The case for participatory democracy in Britain

Our Vision

The Vision

What We Are Proposing

We are proposing a country in which the fundamental questions of public life - how to allocate a budget, whether to permit a development, how to respond to a crisis - are decided not by politicians or technocrats acting on your behalf, but by you and your neighbours, in deliberative assemblies, with time, with evidence, and with each other.

A Faith Earned, Not Assumed

The political class asks you to trust them. They offer no evidence why you should. We offer a system in which trust is not required. The process is transparent. The reasoning is published. The decision-makers are randomly selected from the population. If the outcome is wrong, it can be revisited. If the process is corrupted, it is visible.

The Assembly

An assembly is a group of people, convened to consider a question of shared concern, given time, evidence, and structured deliberation, and empowered to make a decision.

How Participation Works

At the most local level, an assembly is open. Anyone who lives in the area may attend, speak, and participate. Outreach, accessibility, paid time off, childcare, transport and translation are not optional add-ons; they are the basic conditions that make participation real.

Above the local level, and for specialist work, assemblies are constituted by sortition - stratified random sampling from the population. The sample is balanced for age, gender, geography, education, ethnicity, class and other relevant dimensions. Sortition is not a gimmick. It is the same principle by which we already constitute our juries, scaled up and applied to questions of public policy.

How Deliberation Works

A decision in an assembly is not a snap vote. It is the end of a structured process:

  • The question is framed - clearly and neutrally
  • The assembly learns - receives balanced expert testimony, written briefings, and the strongest version of opposing arguments
  • It hears - listens to those most affected by the question
  • It deliberates - in small, facilitated groups, with rotation so that quieter voices are heard
  • It drafts - working groups produce concrete proposals
  • It decides

Throughout, professional, neutral facilitation ensures that nobody is shouted down, nobody is railroaded, and nobody's voice is privileged. Time is generous - days, weeks or months, whatever the seriousness of the question demands.

The Constitution

A constitution is not a sacred text. It is a machine. Its purpose is to prevent the concentration of power, to protect the vulnerable from the strong, and to establish the rules by which a society can update itself without violence.

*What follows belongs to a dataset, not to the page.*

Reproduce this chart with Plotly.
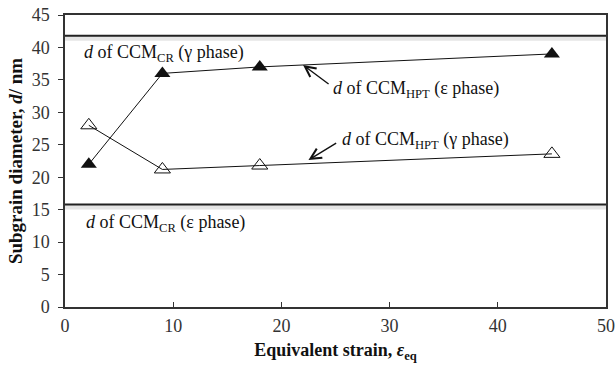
import plotly.graph_objects as go

strain = [2.2, 9, 18, 45]
d_hpt_eps = [22.0, 36.0, 37.0, 39.0]
d_hpt_gamma = [28.0, 21.2, 21.8, 23.6]
d_cr_gamma = 41.8
d_cr_eps = 15.8
x_range = [0, 50]
y_range = [0, 45]

FONT = "Liberation Serif"
fig = go.Figure()

for yv in [d_cr_gamma, d_cr_eps]:
    fig.add_trace(go.Scatter(x=x_range, y=[yv - 0.4, yv - 0.4], mode="lines",
                             line=dict(color="rgba(0,0,0,0.10)", width=5),
                             hoverinfo="skip", showlegend=False))
    fig.add_trace(go.Scatter(x=x_range, y=[yv, yv], mode="lines",
                             line=dict(color="#222", width=2.2),
                             showlegend=False))

fig.add_trace(go.Scatter(x=strain, y=d_hpt_gamma, mode="lines+markers",
                         line=dict(color="#111", width=1),
                         marker=dict(symbol="triangle-up-open", size=14,
                                     color="#111", line=dict(width=1)),
                         showlegend=False))
fig.add_trace(go.Scatter(x=strain, y=d_hpt_eps, mode="lines+markers",
                         line=dict(color="#111", width=1),
                         marker=dict(symbol="triangle-up", size=14, color="#111"),
                         showlegend=False))

txt = dict(font=dict(family=FONT, size=18, color="#111"), showarrow=False,
           xanchor="left", yanchor="middle", xref="x", yref="y")
fig.add_annotation(x=1.6, y=39.0, text="<i>d</i> of CCM<sub>CR</sub> (γ phase)", **txt)
fig.add_annotation(x=1.8, y=12.8, text="<i>d</i> of CCM<sub>CR</sub> (ε phase)", **txt)
fig.add_annotation(x=24.6, y=33.5, text="<i>d</i> of CCM<sub>HPT</sub> (ε phase)", **txt)
fig.add_annotation(x=25.4, y=25.7, text="<i>d</i> of CCM<sub>HPT</sub> (γ phase)", **txt)

arr = dict(text="", showarrow=True, arrowhead=5, arrowsize=1.5, arrowwidth=1.4,
           arrowcolor="#111", xref="x", yref="y", axref="x", ayref="y")
fig.add_annotation(x=22.0, y=37.3, ax=24.5, ay=34.2, **arr)
fig.add_annotation(x=22.5, y=22.65, ax=25.2, ay=25.4, **arr)

fig.update_layout(
    width=616, height=367, margin=dict(l=65, r=10, t=15, b=60),
    paper_bgcolor="white", plot_bgcolor="white",
    font=dict(family=FONT, size=18, color="#222"),
)
fig.update_xaxes(range=x_range, dtick=10, showgrid=False, zeroline=False,
                 showline=True, linecolor="#333", linewidth=1.5, mirror=True,
                 ticks="inside", ticklen=5, tickcolor="#333", automargin=False,
                 tickfont_family=FONT, tickfont_size=18, tickfont_color="#333",
                 ticklabelstandoff=2,
                 title_text="<b>Equivalent strain, <i>ε</i><sub>eq</sub></b>",
                 title_font_family=FONT, title_font_size=18, title_font_color="#111",
                 title_standoff=8)
fig.update_yaxes(range=y_range, dtick=5, showgrid=False, zeroline=False,
                 showline=True, linecolor="#333", linewidth=1.5, mirror=True,
                 ticks="outside", ticklen=5, tickcolor="#333", automargin=False,
                 tickfont_family=FONT, tickfont_size=18, tickfont_color="#333",
                 ticklabelstandoff=5,
                 title_text="<b>Subgrain diameter, <i>d</i>/ nm</b>",
                 title_font_family=FONT, title_font_size=19, title_font_color="#111",
                 title_standoff=4)

fig.write_html("out.html")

The British constitution, such as it exists, has evolved through accident and precedent. It is unwritten, uncodified, and unprotected. It can be rewritten by any government with a parliamentary majority. This is not strength. It is fragility dressed up as tradition.

Participate proposes a written, codified constitution - not to freeze the country in place, but to give it a stable foundation from which to adapt. The constitution would establish:

  • The structure of assemblies at every level
  • The rights of citizens to participate
  • The limits of state power
  • The mechanisms by which the constitution itself can be amended

The Digital Commons

Democracy in the twenty-first century requires digital infrastructure that is transparent, accountable, and owned by the public it serves. The Digital Commons would be a public platform for deliberation, decision-making, and civic participation - built with open-source software, auditable algorithms, and robust data protection.

This is not a voting app. It is a space for structured deliberation, information-sharing, and collective decision-making. It would host assembly proceedings, publish evidence and reasoning, enable participation for those who cannot attend in person, and provide a permanent, searchable record of democratic activity.